- EDITOR’S CHOICE
- 1953 · 82 tracks · 4 hr 15 min
Tristan und Isolde
Across a darkening sea, a lone ship carries a dutiful knight and an unwilling bride. Sir Tristan is escorting Princess Isolde to marry King Marke of Cornwall. But the pair have a history of their own, and in the depths of despair they discover a passion stronger than honour, social convention, and even life itself. “Since I have never in my life enjoyed the true happiness of love, I shall erect a monument to this loveliest of all dreams in which, from beginning to end, love will be absolutely fulfilled,” said Richard Wagner, and in his operatic retelling of the old Arthurian romance of Tristan und Isolde (1865), he did exactly that. In the process, he embraced the philosophy of Schopenhauer and practically redefined the sound of Western music. The opera’s prelude begins with a quiet, wordless question and an unresolved answer (the so-called “Tristan chord”), and over its epic, three-act span, the lovers experience both unimagined ecstasy and unimaginable suffering.

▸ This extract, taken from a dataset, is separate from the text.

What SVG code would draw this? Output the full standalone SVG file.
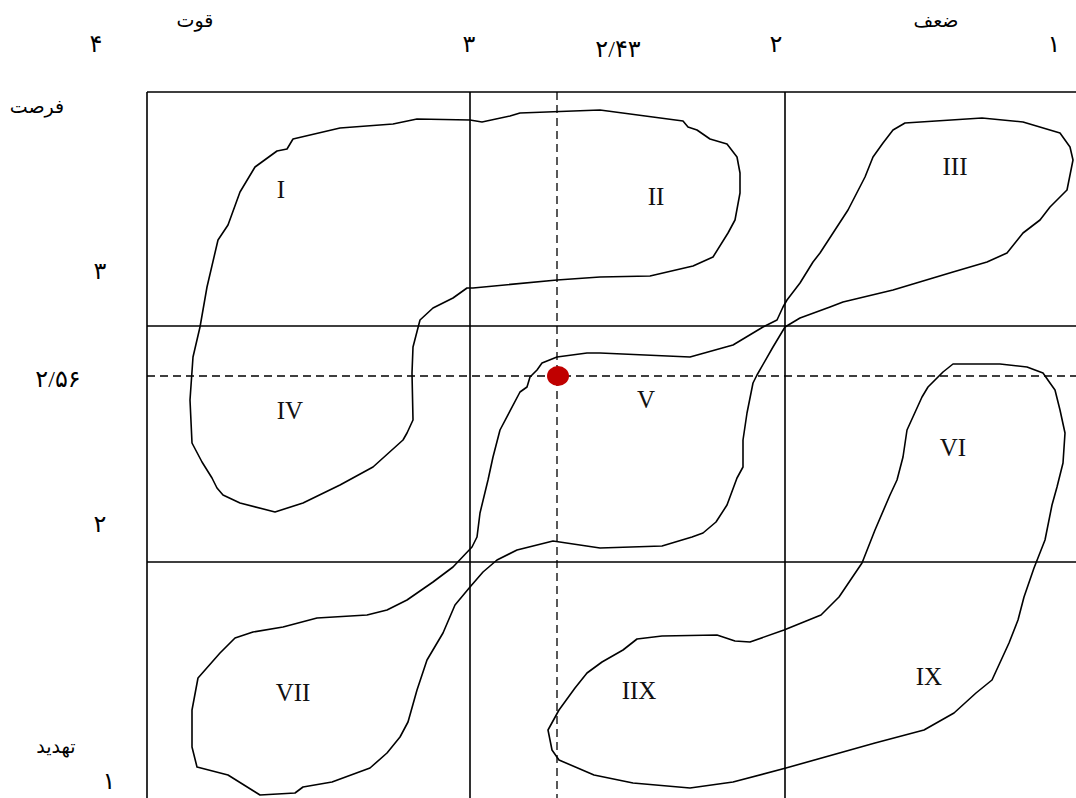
<svg xmlns="http://www.w3.org/2000/svg" width="1076" height="798" viewBox="0 0 1076 798">
<style>
.grid{stroke:#000;stroke-width:1.6;fill:none}
.dash{stroke:#000;stroke-width:1.3;fill:none;stroke-dasharray:8 5}
.blob{fill:none;stroke:#000;stroke-width:1.6;stroke-linejoin:round}
.rn{font-family:"Liberation Serif","Times New Roman",serif;font-size:25px;fill:#111;text-anchor:middle}
.fa{font-family:"Liberation Serif","DejaVu Sans","Noto Sans",serif;font-size:24px;fill:#000;text-anchor:middle}
.fw{font-family:"Liberation Serif","DejaVu Sans","Noto Sans",serif;font-size:19px;fill:#000;text-anchor:middle}
</style>
<rect width="1076" height="798" fill="#fff"/>
<g id="grid">
<path class="grid" d="M147,92 H1076 M147,92 V798 M470,92 V798 M785,92 V798 M147,326 H1076 M147,562 H1076"/>
<path class="dash" d="M147,376 H1076 M557,92 V798"/>
</g>
<g id="connectors">
<path id="blob-I-II-IV" class="blob" d="M293,139 L340,128 L393,124 L417,119 L470,120 L482,122 L510,116 L520,113 L600,110 L683,121 L688,127 L697,130 L710,139 L727,144 L737,157 L740,173 L740,193 L735,220 L728,233 L713,257 L693,266 L650,276 L600,277 L557,280 L473,288 L467,288 L453,298 L433,308 L420,320 L413,347 L412,373 L413,420 L407,433 L403,440 L373,467 L340,485 L303,503 L275,512 L240,503 L223,495 L217,488 L212,478 L202,462 L192,443 L190,400 L193,357 L200,327 L207,287 L218,240 L228,225 L240,192 L255,167 L277,151 L287,149 Z"/>
<path id="blob-III-V-VII" class="blob" d="M557,357 L587,353 L600,353 L690,357 L733,345 L763,327 L777,320 L783,307 L787,300 L800,283 L813,262 L820,253 L848,210 L865,177 L873,157 L883,143 L893,130 L905,123 L982,118 L1023,122 L1060,133 L1070,147 L1073,160 L1067,190 L1050,207 L1040,220 L1023,233 L1007,253 L987,262 L953,272 L933,278 L893,290 L843,302 L830,307 L800,318 L785,327 L773,347 L757,375 L753,383 L747,413 L743,440 L743,467 L737,478 L727,505 L716,522 L703,533 L692,537 L662,546 L600,548 L553,541 L517,550 L497,560 L483,572 L470,587 L455,605 L443,633 L427,660 L417,690 L408,722 L400,737 L387,753 L370,768 L332,782 L303,787 L295,793 L260,795 L228,775 L197,767 L192,747 L192,710 L198,678 L220,653 L235,638 L253,632 L283,627 L317,618 L367,615 L387,610 L407,600 L433,582 L453,567 L472,547 L477,537 L480,513 L488,480 L493,457 L500,430 L520,392 L527,387 L530,377 L537,370 L542,363 Z"/>
<path id="blob-VI-IX-IIX" class="blob" d="M953,364 L1000,364 L1027,367 L1043,373 L1050,383 L1055,390 L1060,410 L1065,433 L1063,463 L1057,487 L1052,505 L1045,540 L1034,568 L1024,597 L1018,620 L1009,643 L992,680 L976,693 L954,713 L924,730 L875,743 L786,768 L733,782 L690,788 L633,783 L594,775 L559,760 L552,750 L548,730 L559,710 L575,688 L587,673 L602,662 L623,650 L637,639 L662,636 L717,635 L735,641 L750,642 L784,630 L821,615 L839,597 L862,563 L875,530 L890,495 L897,480 L903,457 L907,430 L922,397 L928,387 L943,372 Z"/>
</g>
<g id="point"><ellipse cx="558" cy="376" rx="11" ry="10" fill="#c00000"/></g>
<g id="labels">
<text class="rn" x="281" y="198">I</text>
<text class="rn" x="656" y="205">II</text>
<text class="rn" x="955" y="175">III</text>
<text class="rn" x="290" y="419">IV</text>
<text class="rn" x="646" y="408">V</text>
<text class="rn" x="953" y="456">VI</text>
<text class="rn" x="293" y="701">VII</text>
<text class="rn" x="639" y="699">IIX</text>
<text class="rn" x="929" y="685">IX</text>
</g>
<g id="axis-labels">
<text class="fa" x="96" y="52">۴</text>
<text class="fw" x="195" y="27">قوت</text>
<text class="fa" x="469" y="52">۳</text>
<text class="fa" x="618" y="57">۲/۴۳</text>
<text class="fa" x="776" y="52">۲</text>
<text class="fw" x="936" y="27">ضعف</text>
<text class="fa" x="1054" y="52">۱</text>
<text class="fw" x="37" y="113">فرصت</text>
<text class="fa" x="100" y="279">۳</text>
<text class="fa" x="58" y="387">۲/۵۶</text>
<text class="fa" x="100" y="532">۲</text>
<text class="fw" x="56" y="753">تهدید</text>
<text class="fa" x="109" y="789">۱</text>
</g>
</svg>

A sense of boundless yearning permeates every note, to be resolved only in the transcendent final “Liebestod”. Hugely influential, intensely beautiful, and asking profound (and still dangerous) questions about the destructive power of a love without limits, Tristan und Isolde can be both troubling and utterly transporting. Many listeners find that it sinks deep into their subconscious, indelible, intoxicating and impossible to ignore.